April 10, 2015
On Friday, 10 April 2015 at 10:30:13 UTC, Daniel Murphy wrote:
> if (arr.length) is just as clear, and the same thing.

I agree, people should just use arr.length. I would leave it as it is now, that is forever warning on if (arr).
April 10, 2015
Martin Krejcirik:

> I agree, people should just use arr.length.

People should probably use "arr.empty".

Bye,
bearophile
April 10, 2015
"Martin Krejcirik"  wrote in message news:zcyuydcpyfjrbojzjusg@forum.dlang.org...

> I agree, people should just use arr.length. I would leave it as it is now, that is forever warning on if (arr).

Yeah, even if we never get to deprecation/error/change of semantics the warning will be an improvement. 

April 10, 2015
On Thursday, 9 April 2015 at 20:59:00 UTC, Steven Schveighoffer wrote:
> What do you think?

Well, that's a pretty one-sided description of the argument!

I would like to invite anyone interested in this proposal to try compiling their own code with the latest compiler, and see how much busywork this creates vs. how much real bugs this identifies.

The tools repository is occasionally used as a guinea pig for breaking changes. Consider the amount of changes needed here, as an example:

https://github.com/D-Programming-Language/tools/pull/166/files

(Disclaimer: part of this is my own code, and I consider the distinction between null and empty arrays an obvious and useful principle.)
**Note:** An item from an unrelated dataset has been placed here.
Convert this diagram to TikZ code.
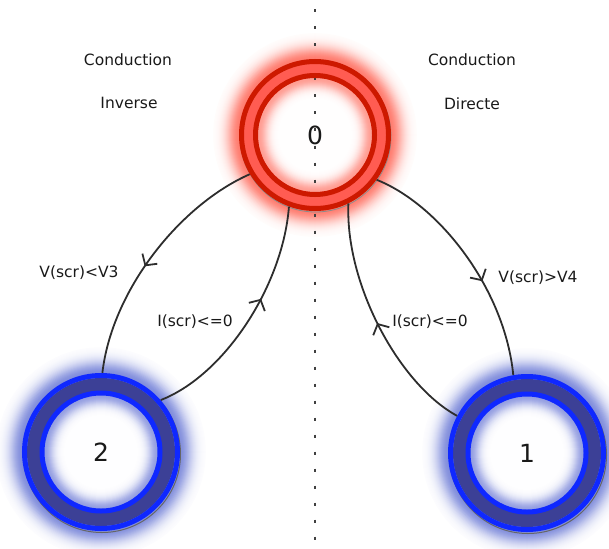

IMHO, this is not something worth breaking the language over.
April 10, 2015
On Friday, 10 April 2015 at 11:18:16 UTC, bearophile wrote:
> Martin Krejcirik:
>
>> I agree, people should just use arr.length.
>
> People should probably use "arr.empty".
>
> Bye,
> bearophile

Comes to the same thing: https://github.com/D-Programming-Language/phobos/blob/master/std/range/primitives.d#L1957
April 10, 2015
On 2015-04-10 13:18, bearophile wrote:
> People should probably use "arr.empty".

We should have an opposite of "empty". Something like "arr.any" or similar.

-- 
/Jacob Carlborg
April 10, 2015
On Friday, 10 April 2015 at 11:39:59 UTC, Vladimir Panteleev wrote:
> https://github.com/D-Programming-Language/tools/pull/166/files
> I don't know the code well enough to know if arr != null would be more appropriate.

It's probably a nitpick, I like arr!=null expression a lot, but currently compiler generates a horrible code for it: ldc generates comparison with typeinfos, and dmd inlines whole memcmp among other things instead of converting it to just arr.length!=0.
April 10, 2015
"Kagamin"  wrote in message news:pdxfmrxrtfcwextsankd@forum.dlang.org...

> It's probably a nitpick, I like arr!=null expression a lot, but currently compiler generates a horrible code for it: ldc generates comparison with typeinfos, and dmd inlines whole memcmp among other things instead of converting it to just arr.length!=0.

Things like this are worth reporting. https://issues.dlang.org/show_bug.cgi?id=14436 

April 10, 2015
On 4/10/15 4:38 AM, Jacob Carlborg wrote:
> On 2015-04-09 22:59, Steven Schveighoffer wrote:
>
>> As usual with changes of this nature, there are differing opinions, and
>> differing styles. I personally never use null as a special value for an
>> array, but others do. They use if(arr) to actually mean if(arr.ptr). For
>> these cases, the update will cause some amount of busywork changing
>> these checks.
>>
>> But when updating Phobos to comply with this change, we found several
>> actual incorrect usages. So I think the change is worth it, and not much
>> busywork. YMMV.
>>
>> What do you think?
>
> I'm wondering how often in practice .ptr is not null but the array is
> empty.
>

assert("".ptr);

-Steve
April 10, 2015
On Friday, 10 April 2015 at 10:14:43 UTC, Martin Nowak wrote:
> On Friday, 10 April 2015 at 09:27:56 UTC, w0rp wrote:
>> If we need a deprecation path, we can do it. We just warn about if (arr) for a while, so you are told to use if(arr.length == 0) or if (arr.ptr is null) for a while, then we change the behaviour in another release.
>
> That's kind of the roadmap, though we'd need to wait quite a while until we can reuse it.
> I've been thinking about moving std.array.empty to object. Then that could more easily become the replacement idiom.
>
> if (arr) -> if (!arr.empty)
>
> It's much clearer and also what you need to write when you work with ranges.

I like this. I put in a .empty property for the hashmaps and sets I wrote which uses .length == 0.

if (arr) is a problem for new D programmers, who will write it probably expecting it to be the same as if (arr.length == 0). Any struct type in D can behave the same way by implementing an overload for cast(bool).